MILAN (Reuters) - Italian tyre-maker Pirelli (PIRC.MI) on Tuesday cut its guidance on operating profit margin and cash flow, and said it would delay the presentation of its new business plan as it needed to work out stronger measures in a worsening market scenario.
Adding to a string of auto parts suppliers hit by prolonged industry weakness, Pirelli said it forecast a full-year margin on its adjusted earnings before interest and taxes (EBIT) between 17% and 17.5% versus an already lowered previous target of 18-19%.
Pirelli, which makes tyres for Formula One racing teams and premium automakers such as BMW (BMWG.DE) and Audi, said in a statement it cut its guidance after facing greater fixed costs as it lowered production to reduce inventories.

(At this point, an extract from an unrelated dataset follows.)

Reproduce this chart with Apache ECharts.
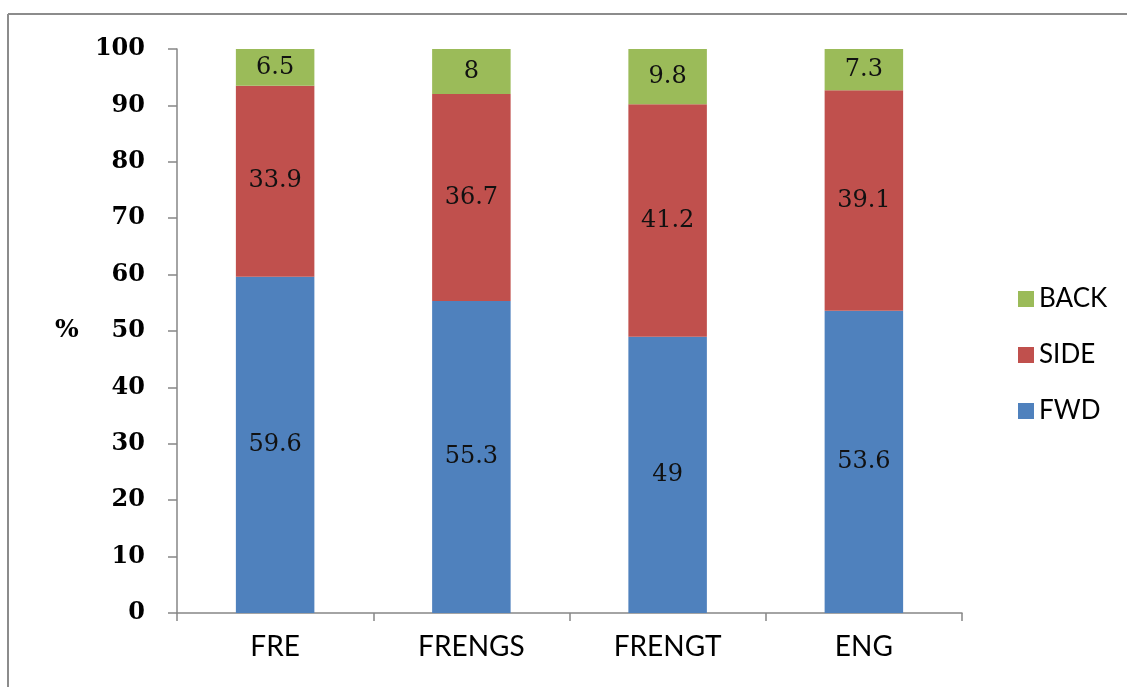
<!DOCTYPE html>
<html>
<head>
<meta charset="utf-8">
<script src="https://cdn.jsdelivr.net/npm/echarts@6/dist/echarts.min.js"></script>
<style>
  html, body { margin: 0; padding: 0; background: #ffffff; }
  #chart { width: 1127px; height: 687px; }
</style>
</head>
<body>
<div id="chart"></div>
<script>
// Share of movement direction (%) by group
const categories = ['FRE', 'FRENGS', 'FRENGT', 'ENG'];
const fwdValues  = [59.6, 55.3, 49, 53.6];
const sideValues = [33.9, 36.7, 41.2, 39.1];
const backValues = [6.5, 8, 9.8, 7.3];
const yTicks = { min: 0, max: 100, interval: 10 };

const numFont = "'DejaVu Serif', 'Liberation Serif', serif";
const textFont = "Lato, 'Liberation Sans', sans-serif";

const chart = echarts.init(document.getElementById('chart'), null, { renderer: 'canvas' });

function stackSeries(name, data, color) {
  return {
    name: name,
    type: 'bar',
    stack: 'total',
    data: data,
    barWidth: '40%',
    itemStyle: { color: color },
    label: {
      show: true,
      position: 'inside',
      color: '#111111',
      fontFamily: numFont,
      fontSize: 24,
      formatter: p => String(p.value)
    },
    emphasis: { disabled: true }
  };
}

chart.setOption({
  animation: false,
  backgroundColor: '#ffffff',
  grid: { left: 177, right: 165, top: 49, bottom: 74, containLabel: false },
  legend: {
    orient: 'vertical',
    left: 1013,
    top: 281,
    itemWidth: 16,
    itemHeight: 16,
    itemGap: 30,
    icon: 'rect',
    data: ['BACK', 'SIDE', 'FWD'],
    textStyle: { fontFamily: textFont, fontSize: 26, color: '#000000', padding: [0, 0, 0, 0] }
  },
  xAxis: {
    type: 'category',
    data: categories,
    boundaryGap: true,
    axisLine: { show: true, lineStyle: { color: '#868686', width: 1.5 } },
    axisTick: { show: true, length: 8, lineStyle: { color: '#868686', width: 1.5 } },
    axisLabel: { margin: 20, color: '#000000', fontFamily: textFont, fontSize: 28 },
    splitLine: { show: false }
  },
  yAxis: {
    type: 'value',
    min: yTicks.min,
    max: yTicks.max,
    interval: yTicks.interval,
    axisLine: { show: true, lineStyle: { color: '#868686', width: 1.5 } },
    axisTick: { show: true, length: 9, lineStyle: { color: '#868686', width: 1.5 } },
    axisLabel: { margin: 32, color: '#000000', fontFamily: numFont, fontWeight: 'bold', fontSize: 24 },
    splitLine: { show: false }
  },
  graphic: [
    { type: 'line', shape: { x1: 8, y1: 14, x2: 1127, y2: 14 }, style: { stroke: '#8c8c8c', lineWidth: 2 } },
    { type: 'line', shape: { x1: 8, y1: 14, x2: 8, y2: 687 }, style: { stroke: '#8c8c8c', lineWidth: 2 } },
    { type: 'text', left: 55, top: 318, style: { text: '%', font: "bold 25px " + numFont, fill: '#000000' } }
  ],
  series: [
    stackSeries('FWD', fwdValues, '#4F81BD'),
    stackSeries('SIDE', sideValues, '#C0504D'),
    stackSeries('BACK', backValues, '#9BBB59')
  ]
});
</script>
</body>
</html>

In nine-month results, Pirelli said adjusted EBIT slightly fell to 685 million euros, in line with a market consensus provided by the company. That equates to a margin of 17.0%.
The company said it expected a full-year cash flow before dividends between 330 and 350 million euros ($389 million), against a previous forecast between 350 and 380 million euros.
Pirelli said it would present its industrial plan to 2022, previously scheduled for Dec. 11, in the first quarter of next year as it needed to take further initiatives in a context which Pirelli described as “more challenging compared with the forecasts of recent months”.
Chief Executive Marco Tronchetti Porvera told analysts the move followed an “effective” deterioration of market conditions.
“In this context, to protect our profitability we have to act deeper to reduce the cost of our products,” he said.
Last week German auto supplier Continental (CONG.DE) said slower automobile production growth over the next five years had forced it to book a 2.5 billion euro impairment. France’s Michelin (MICP.PA), though maintaining its full-year profit guidance, cut its forecast again for the global tyre market.
At the same time Pirelli said its 2019 revenue would grow by 2.5% to 5.3 billion euros, higher than a previous guidance between 1.5% and 2.5% this year.